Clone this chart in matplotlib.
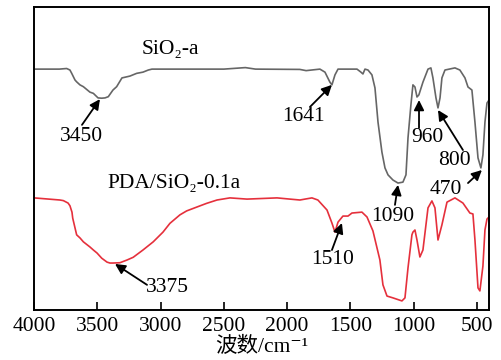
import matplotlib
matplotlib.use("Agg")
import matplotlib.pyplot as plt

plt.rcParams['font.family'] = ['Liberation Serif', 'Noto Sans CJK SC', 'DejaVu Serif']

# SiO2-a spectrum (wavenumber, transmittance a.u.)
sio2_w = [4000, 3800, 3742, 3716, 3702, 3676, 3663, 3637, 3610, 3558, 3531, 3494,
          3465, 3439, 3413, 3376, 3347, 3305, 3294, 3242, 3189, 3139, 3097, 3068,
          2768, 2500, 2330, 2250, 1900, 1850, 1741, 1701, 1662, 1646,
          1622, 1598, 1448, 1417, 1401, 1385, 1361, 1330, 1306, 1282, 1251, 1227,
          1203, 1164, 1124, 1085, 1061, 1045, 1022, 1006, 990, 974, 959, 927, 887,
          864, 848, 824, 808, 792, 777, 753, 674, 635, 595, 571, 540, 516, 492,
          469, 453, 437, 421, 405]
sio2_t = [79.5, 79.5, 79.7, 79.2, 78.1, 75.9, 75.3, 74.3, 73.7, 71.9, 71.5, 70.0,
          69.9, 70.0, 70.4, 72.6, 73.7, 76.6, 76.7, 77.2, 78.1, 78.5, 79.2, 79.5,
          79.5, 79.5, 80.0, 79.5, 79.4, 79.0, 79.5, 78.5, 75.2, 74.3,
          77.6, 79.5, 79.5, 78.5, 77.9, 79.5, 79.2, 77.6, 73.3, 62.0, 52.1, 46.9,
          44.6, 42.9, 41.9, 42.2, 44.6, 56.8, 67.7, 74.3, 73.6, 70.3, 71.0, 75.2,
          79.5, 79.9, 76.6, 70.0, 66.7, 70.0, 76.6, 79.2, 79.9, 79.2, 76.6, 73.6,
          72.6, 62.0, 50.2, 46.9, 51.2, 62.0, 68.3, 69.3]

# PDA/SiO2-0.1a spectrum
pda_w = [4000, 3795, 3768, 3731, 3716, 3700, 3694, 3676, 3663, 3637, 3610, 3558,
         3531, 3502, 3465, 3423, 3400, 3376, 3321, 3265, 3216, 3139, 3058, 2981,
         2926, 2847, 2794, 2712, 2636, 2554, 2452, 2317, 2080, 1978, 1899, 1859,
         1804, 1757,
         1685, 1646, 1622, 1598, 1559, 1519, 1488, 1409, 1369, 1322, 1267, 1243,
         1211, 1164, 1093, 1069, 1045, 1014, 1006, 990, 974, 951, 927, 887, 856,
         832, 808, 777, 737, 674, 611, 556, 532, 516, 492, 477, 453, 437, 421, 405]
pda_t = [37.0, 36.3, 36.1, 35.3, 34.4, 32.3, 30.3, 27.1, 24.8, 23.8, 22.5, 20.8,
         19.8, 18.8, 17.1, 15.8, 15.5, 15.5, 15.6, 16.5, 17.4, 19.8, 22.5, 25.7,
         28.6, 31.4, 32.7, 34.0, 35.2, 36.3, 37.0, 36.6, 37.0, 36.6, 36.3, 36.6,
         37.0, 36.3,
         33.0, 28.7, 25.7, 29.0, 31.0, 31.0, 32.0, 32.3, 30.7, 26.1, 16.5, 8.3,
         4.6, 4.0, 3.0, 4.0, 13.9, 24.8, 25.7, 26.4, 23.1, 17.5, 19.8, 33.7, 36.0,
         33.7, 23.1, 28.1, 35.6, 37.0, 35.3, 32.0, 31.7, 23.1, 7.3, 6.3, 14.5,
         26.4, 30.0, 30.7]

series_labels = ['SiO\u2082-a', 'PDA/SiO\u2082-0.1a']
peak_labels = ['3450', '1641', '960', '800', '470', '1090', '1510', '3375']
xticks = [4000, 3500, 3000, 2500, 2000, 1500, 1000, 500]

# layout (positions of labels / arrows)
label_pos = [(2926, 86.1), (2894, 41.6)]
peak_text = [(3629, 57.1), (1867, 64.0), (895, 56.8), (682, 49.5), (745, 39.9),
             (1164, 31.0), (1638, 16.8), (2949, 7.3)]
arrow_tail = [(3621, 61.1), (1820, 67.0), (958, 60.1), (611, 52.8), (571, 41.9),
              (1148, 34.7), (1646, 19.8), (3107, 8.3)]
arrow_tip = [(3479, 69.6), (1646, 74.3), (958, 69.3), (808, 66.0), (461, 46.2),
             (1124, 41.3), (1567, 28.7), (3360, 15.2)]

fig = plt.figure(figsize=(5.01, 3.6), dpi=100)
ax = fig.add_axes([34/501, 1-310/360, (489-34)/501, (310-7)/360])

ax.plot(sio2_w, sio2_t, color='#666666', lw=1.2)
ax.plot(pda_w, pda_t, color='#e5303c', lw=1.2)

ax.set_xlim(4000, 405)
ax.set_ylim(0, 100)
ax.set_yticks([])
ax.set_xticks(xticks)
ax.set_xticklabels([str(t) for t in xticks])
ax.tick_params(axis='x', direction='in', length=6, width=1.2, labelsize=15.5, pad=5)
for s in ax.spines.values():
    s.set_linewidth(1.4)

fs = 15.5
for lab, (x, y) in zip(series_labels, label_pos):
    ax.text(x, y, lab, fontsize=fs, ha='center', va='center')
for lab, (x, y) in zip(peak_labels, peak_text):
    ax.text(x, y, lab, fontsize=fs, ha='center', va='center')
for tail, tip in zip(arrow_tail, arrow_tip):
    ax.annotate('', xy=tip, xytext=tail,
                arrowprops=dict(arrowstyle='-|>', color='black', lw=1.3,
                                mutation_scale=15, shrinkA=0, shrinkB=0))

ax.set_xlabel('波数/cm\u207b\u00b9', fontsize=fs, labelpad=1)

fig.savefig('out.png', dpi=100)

---

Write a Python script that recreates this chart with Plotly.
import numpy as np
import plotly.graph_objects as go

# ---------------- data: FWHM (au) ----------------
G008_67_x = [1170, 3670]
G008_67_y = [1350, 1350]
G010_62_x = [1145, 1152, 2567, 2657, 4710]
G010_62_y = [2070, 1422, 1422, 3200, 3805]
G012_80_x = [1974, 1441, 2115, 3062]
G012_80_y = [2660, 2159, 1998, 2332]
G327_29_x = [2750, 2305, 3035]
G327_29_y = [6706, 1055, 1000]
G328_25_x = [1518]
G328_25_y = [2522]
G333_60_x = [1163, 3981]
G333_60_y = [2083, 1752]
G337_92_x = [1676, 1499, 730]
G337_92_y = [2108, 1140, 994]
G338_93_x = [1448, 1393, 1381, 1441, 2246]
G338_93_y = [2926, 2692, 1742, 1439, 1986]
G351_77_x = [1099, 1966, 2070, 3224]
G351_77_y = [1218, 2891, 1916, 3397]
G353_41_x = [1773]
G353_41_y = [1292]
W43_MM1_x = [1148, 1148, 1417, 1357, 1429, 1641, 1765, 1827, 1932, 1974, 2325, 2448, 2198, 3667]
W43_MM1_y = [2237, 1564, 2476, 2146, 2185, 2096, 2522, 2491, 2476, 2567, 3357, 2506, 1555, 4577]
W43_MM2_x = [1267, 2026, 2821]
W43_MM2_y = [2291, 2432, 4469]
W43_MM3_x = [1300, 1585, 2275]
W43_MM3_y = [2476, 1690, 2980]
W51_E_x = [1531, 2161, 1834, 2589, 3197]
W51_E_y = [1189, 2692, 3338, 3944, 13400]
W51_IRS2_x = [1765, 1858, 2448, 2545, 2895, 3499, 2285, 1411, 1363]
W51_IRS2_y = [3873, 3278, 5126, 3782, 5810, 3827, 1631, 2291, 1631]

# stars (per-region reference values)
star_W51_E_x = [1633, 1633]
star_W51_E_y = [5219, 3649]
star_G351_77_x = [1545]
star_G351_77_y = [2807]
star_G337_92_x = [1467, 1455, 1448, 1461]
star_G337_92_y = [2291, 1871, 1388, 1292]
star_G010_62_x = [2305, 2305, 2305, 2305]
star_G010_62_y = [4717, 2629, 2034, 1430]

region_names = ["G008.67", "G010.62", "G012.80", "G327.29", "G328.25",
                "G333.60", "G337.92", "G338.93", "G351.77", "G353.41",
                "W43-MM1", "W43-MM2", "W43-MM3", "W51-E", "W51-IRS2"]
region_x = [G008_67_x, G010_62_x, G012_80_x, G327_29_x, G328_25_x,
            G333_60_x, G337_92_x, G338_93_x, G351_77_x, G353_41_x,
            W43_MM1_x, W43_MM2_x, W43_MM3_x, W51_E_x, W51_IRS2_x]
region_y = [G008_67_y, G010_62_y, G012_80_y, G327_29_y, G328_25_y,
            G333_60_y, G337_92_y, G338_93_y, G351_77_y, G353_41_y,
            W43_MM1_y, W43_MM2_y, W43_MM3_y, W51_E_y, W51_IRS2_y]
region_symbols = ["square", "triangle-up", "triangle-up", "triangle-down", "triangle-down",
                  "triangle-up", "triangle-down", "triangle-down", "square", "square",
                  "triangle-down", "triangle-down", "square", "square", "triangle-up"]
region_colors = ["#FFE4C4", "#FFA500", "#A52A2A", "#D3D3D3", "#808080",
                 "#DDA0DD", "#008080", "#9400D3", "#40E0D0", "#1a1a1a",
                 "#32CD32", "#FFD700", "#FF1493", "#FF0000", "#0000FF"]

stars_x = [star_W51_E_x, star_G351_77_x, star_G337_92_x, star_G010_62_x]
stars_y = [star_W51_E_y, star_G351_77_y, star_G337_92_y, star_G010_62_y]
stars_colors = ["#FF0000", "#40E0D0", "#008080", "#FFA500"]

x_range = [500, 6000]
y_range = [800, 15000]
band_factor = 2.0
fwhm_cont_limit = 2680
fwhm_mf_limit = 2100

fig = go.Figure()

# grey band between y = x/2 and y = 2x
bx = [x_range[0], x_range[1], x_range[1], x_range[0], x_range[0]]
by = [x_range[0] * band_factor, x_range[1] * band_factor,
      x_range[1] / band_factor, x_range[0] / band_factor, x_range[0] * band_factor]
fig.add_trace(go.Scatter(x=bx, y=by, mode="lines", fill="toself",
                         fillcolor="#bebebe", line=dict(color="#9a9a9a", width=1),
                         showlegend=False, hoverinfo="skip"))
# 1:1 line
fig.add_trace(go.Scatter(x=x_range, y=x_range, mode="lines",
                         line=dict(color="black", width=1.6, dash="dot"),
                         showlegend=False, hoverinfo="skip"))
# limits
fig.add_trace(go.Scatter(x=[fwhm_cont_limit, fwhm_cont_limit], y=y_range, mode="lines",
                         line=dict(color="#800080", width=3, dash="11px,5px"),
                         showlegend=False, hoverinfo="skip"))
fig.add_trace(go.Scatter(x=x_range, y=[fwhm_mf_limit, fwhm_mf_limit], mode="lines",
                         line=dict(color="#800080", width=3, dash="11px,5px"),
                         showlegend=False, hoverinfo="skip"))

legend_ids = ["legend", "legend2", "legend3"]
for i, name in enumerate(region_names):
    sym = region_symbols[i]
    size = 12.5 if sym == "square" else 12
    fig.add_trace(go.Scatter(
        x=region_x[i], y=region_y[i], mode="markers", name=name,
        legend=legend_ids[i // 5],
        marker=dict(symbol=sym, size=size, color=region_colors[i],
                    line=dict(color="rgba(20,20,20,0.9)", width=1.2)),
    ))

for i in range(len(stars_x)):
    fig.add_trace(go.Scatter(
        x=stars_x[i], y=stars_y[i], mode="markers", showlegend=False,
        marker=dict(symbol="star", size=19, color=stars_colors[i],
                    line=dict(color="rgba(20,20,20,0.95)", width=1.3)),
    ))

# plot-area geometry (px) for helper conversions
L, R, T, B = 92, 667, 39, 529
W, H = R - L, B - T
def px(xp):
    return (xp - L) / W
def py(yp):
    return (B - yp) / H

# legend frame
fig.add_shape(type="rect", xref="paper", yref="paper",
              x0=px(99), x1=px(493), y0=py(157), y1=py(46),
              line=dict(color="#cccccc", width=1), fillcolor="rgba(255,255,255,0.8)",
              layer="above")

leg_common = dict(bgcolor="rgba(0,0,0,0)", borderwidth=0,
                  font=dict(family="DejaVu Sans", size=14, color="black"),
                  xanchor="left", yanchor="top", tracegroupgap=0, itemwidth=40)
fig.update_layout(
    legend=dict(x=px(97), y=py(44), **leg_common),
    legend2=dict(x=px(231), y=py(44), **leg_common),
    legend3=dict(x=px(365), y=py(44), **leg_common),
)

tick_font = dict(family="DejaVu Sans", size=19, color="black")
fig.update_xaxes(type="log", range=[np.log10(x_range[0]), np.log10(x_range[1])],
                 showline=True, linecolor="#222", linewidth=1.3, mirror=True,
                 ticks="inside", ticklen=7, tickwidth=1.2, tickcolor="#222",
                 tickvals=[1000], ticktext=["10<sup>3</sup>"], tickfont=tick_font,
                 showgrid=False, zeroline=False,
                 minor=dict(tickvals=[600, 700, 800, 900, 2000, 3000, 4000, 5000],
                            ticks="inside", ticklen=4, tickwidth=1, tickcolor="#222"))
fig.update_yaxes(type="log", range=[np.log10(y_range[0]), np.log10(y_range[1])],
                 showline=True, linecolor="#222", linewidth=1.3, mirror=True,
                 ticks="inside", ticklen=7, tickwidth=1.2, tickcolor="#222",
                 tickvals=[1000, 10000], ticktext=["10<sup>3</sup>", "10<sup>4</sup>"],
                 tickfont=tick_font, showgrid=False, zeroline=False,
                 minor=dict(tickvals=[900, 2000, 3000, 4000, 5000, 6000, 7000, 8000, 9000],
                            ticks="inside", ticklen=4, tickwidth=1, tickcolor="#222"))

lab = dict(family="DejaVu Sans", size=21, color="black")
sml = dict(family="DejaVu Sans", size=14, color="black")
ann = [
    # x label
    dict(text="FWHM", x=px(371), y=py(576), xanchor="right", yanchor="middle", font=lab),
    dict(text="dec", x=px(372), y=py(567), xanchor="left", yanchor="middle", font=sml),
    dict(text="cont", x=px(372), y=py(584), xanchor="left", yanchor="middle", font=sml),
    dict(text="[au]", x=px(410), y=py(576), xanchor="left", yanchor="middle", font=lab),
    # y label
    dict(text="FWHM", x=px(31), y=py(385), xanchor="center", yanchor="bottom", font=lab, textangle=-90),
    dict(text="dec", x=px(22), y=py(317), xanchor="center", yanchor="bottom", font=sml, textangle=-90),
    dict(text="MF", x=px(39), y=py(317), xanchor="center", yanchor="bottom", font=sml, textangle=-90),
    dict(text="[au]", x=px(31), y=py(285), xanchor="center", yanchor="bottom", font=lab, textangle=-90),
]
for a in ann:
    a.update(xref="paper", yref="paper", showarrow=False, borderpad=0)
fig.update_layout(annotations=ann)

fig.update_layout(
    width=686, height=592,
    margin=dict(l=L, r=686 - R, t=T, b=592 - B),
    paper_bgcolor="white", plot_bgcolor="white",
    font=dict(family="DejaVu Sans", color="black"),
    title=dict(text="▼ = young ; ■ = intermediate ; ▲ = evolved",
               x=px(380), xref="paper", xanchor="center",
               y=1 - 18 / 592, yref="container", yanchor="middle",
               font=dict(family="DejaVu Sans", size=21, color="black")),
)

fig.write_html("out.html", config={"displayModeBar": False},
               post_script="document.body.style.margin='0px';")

==

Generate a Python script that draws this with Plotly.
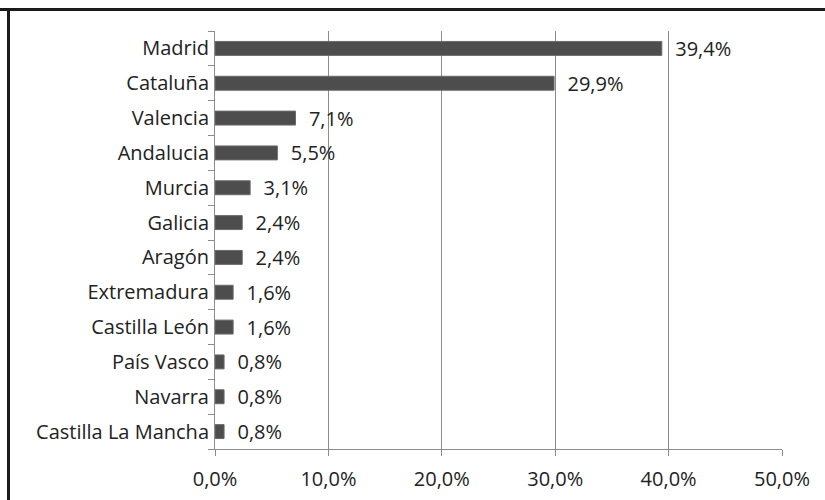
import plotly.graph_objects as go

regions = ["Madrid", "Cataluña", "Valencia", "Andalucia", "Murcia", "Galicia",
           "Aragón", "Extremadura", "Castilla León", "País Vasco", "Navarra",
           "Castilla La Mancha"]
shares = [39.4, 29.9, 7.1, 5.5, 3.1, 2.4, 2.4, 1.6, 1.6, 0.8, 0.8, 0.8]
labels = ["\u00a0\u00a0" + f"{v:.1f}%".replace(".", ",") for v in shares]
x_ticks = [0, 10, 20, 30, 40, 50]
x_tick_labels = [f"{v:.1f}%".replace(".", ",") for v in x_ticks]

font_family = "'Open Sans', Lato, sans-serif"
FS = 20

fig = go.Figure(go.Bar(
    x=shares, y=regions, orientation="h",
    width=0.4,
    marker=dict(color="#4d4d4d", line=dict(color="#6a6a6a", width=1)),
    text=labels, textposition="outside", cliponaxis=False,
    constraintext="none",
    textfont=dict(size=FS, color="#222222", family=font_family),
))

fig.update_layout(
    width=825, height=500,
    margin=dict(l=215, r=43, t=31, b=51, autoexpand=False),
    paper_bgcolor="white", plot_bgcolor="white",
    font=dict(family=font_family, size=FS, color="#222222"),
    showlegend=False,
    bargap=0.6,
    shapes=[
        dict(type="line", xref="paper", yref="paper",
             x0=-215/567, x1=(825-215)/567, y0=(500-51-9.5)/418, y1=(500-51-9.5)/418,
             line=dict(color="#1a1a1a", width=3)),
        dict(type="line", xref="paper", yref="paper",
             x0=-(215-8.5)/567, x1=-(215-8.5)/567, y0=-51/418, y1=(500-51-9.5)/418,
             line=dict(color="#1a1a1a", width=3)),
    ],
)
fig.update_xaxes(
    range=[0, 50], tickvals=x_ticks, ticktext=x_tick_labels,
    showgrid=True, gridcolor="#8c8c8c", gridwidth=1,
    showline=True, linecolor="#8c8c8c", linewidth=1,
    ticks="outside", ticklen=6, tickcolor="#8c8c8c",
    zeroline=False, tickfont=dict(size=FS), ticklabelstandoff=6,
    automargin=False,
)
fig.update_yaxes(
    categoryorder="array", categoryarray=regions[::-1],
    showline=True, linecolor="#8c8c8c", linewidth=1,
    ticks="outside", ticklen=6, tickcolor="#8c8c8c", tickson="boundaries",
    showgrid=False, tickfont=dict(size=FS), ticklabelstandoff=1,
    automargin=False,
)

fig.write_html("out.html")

Problem –
From the records above, transcribe exactly the lines starting at the one containing "Clone this chart in matplotlib." and ending at the one containing "plt.rcParams['font.family'] = ['Liberation". Skip the pictures.

Answer –
Clone this chart in matplotlib.
import matplotlib
matplotlib.use("Agg")
import matplotlib.pyplot as plt

plt.rcParams['font.family'] = ['Liberation Serif', 'Noto Sans CJK SC', 'DejaVu Serif']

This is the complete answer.